Daily Plenary Speaker | 13:10–13:50 | Grand Ballroom
Charles Fishman is one of America's most celebrated investigative journalists, specializing in business innovation and social responsibility. Currently an award-winning senior writer at Fast Company, he has reported, with striking authority, on everything from Wal-Mart to the new water economy.
Fishman's latest book, The Big Thirst, examines how water resources will come to define this century. The Washington Post praised Fishman's skillful writing and research saying, "investigative journalism is rarely as entertaining as it is informative, but Fishman manages both feats." Fishman's message will redefine how you look at water, our most essential but in many ways misunderstood resource. You'll see it as more than just what we drink, appreciate its vital role in the business sector, understand constraints in the developing world, and leave with a hopeful vision of how current wasteful ways can be curbed through ingenuity and conscientious stewardship.

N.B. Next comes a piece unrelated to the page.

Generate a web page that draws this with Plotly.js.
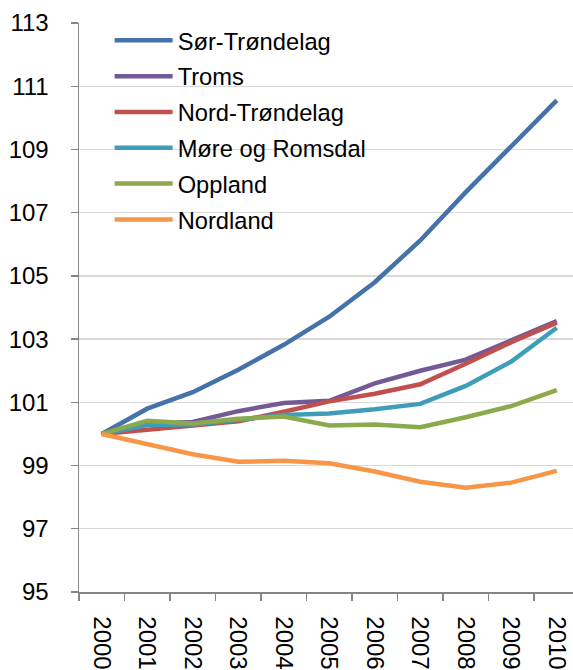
<!DOCTYPE html>
<html>
<head>
<meta charset="utf-8">
<script src="https://cdn.plot.ly/plotly-3.0.1.min.js"></script>
<style>
  html, body { margin: 0; padding: 0; overflow: hidden; background: #fff; }
  #chart { width: 573px; height: 670px; }
</style>
</head>
<body>
<div id="chart"></div>
<script>
const years = ["2000","2001","2002","2003","2004","2005","2006","2007","2008","2009","2010"];
const seriesNames = ["Sør-Trøndelag","Troms","Nord-Trøndelag","Møre og Romsdal","Oppland","Nordland"];
const sorTrondelag = [100, 100.80, 101.32, 102.03, 102.82, 103.71, 104.80, 106.12, 107.65, 109.08, 110.55];
const troms        = [100, 100.32, 100.38, 100.72, 100.98, 101.05, 101.60, 102.00, 102.35, 102.95, 103.57];
const nordTrondelag= [100, 100.13, 100.27, 100.40, 100.70, 101.03, 101.27, 101.57, 102.22, 102.90, 103.52];
const moreRomsdal  = [100, 100.28, 100.30, 100.46, 100.60, 100.65, 100.78, 100.95, 101.52, 102.29, 103.36];
const oppland      = [100, 100.42, 100.33, 100.48, 100.55, 100.27, 100.30, 100.21, 100.53, 100.88, 101.39];
const nordland     = [100, 99.68, 99.36, 99.12, 99.15, 99.07, 98.81, 98.49, 98.30, 98.46, 98.83];
const yTicks = [95, 97, 99, 101, 103, 105, 107, 109, 111, 113];

const values = [sorTrondelag, troms, nordTrondelag, moreRomsdal, oppland, nordland];
const colors = ["#4572A8", "#735A96", "#C0504D", "#3F9DB8", "#8BAA4C", "#F79646"];

const traces = seriesNames.map((name, i) => ({
  type: "scatter",
  mode: "lines",
  name: name,
  x: years,
  y: values[i],
  legendgroup: "g" + i,
  line: { color: colors[i], width: 4.5 }
}));

const font = "Liberation Sans, Arial, sans-serif";

const layout = {
  width: 573,
  height: 670,
  margin: { l: 79, r: 0, t: 23, b: 78 },
  paper_bgcolor: "#ffffff",
  plot_bgcolor: "#ffffff",
  showlegend: true,
  legend: {
    x: 0.062, y: 1.008, xanchor: "left", yanchor: "top",
    bgcolor: "rgba(0,0,0,0)",
    font: { family: font, size: 23.7, color: "#000" },
    traceorder: "grouped",
    tracegroupgap: 2,
    itemwidth: 58
  },
  xaxis: {
    type: "category",
    range: [-0.5, 10.357],
    tickson: "boundaries",
    ticks: "outside",
    ticklen: 7,
    tickwidth: 1.3,
    tickcolor: "#868686",
    showline: true,
    linecolor: "#868686",
    linewidth: 1.5,
    showgrid: false,
    tickangle: 90,
    tickfont: { family: font, size: 24, color: "#000" },
    ticklabelstandoff: 18,
    fixedrange: true
  },
  yaxis: {
    range: [95, 113],
    tickvals: yTicks,
    ticktext: yTicks.map(String),
    ticks: "outside",
    ticklen: 7,
    tickwidth: 1.3,
    tickcolor: "#868686",
    showline: true,
    linecolor: "#868686",
    linewidth: 1.5,
    showgrid: true,
    gridcolor: "#D9D9D9",
    gridwidth: 1.3,
    zeroline: false,
    tickfont: { family: font, size: 24, color: "#000" },
    ticklabelstandoff: 17,
    fixedrange: true
  }
};

Plotly.newPlot("chart", traces, layout, { displayModeBar: false, staticPlot: true });
</script>
</body>
</html>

In his previous book, The Wal-Mart Effect—a bestseller, a catch phrase, and an Economist Book of the Year—Fishman gives us the definitive look at how Wal-Mart has become, without precedent, the most powerful and influential company in the history of the world. The stats are staggering, Fishman's writing is balanced and crisp, and the lessons for other companies are enormous. With one goal—to save its customers money—Wal-Mart, Fishman tells us, has changed the practices of its suppliers, the economic life of cities, the economies of the countries from which it buys its goods, and the buying habits of consumers—excellent take-home information for anyone in the business world.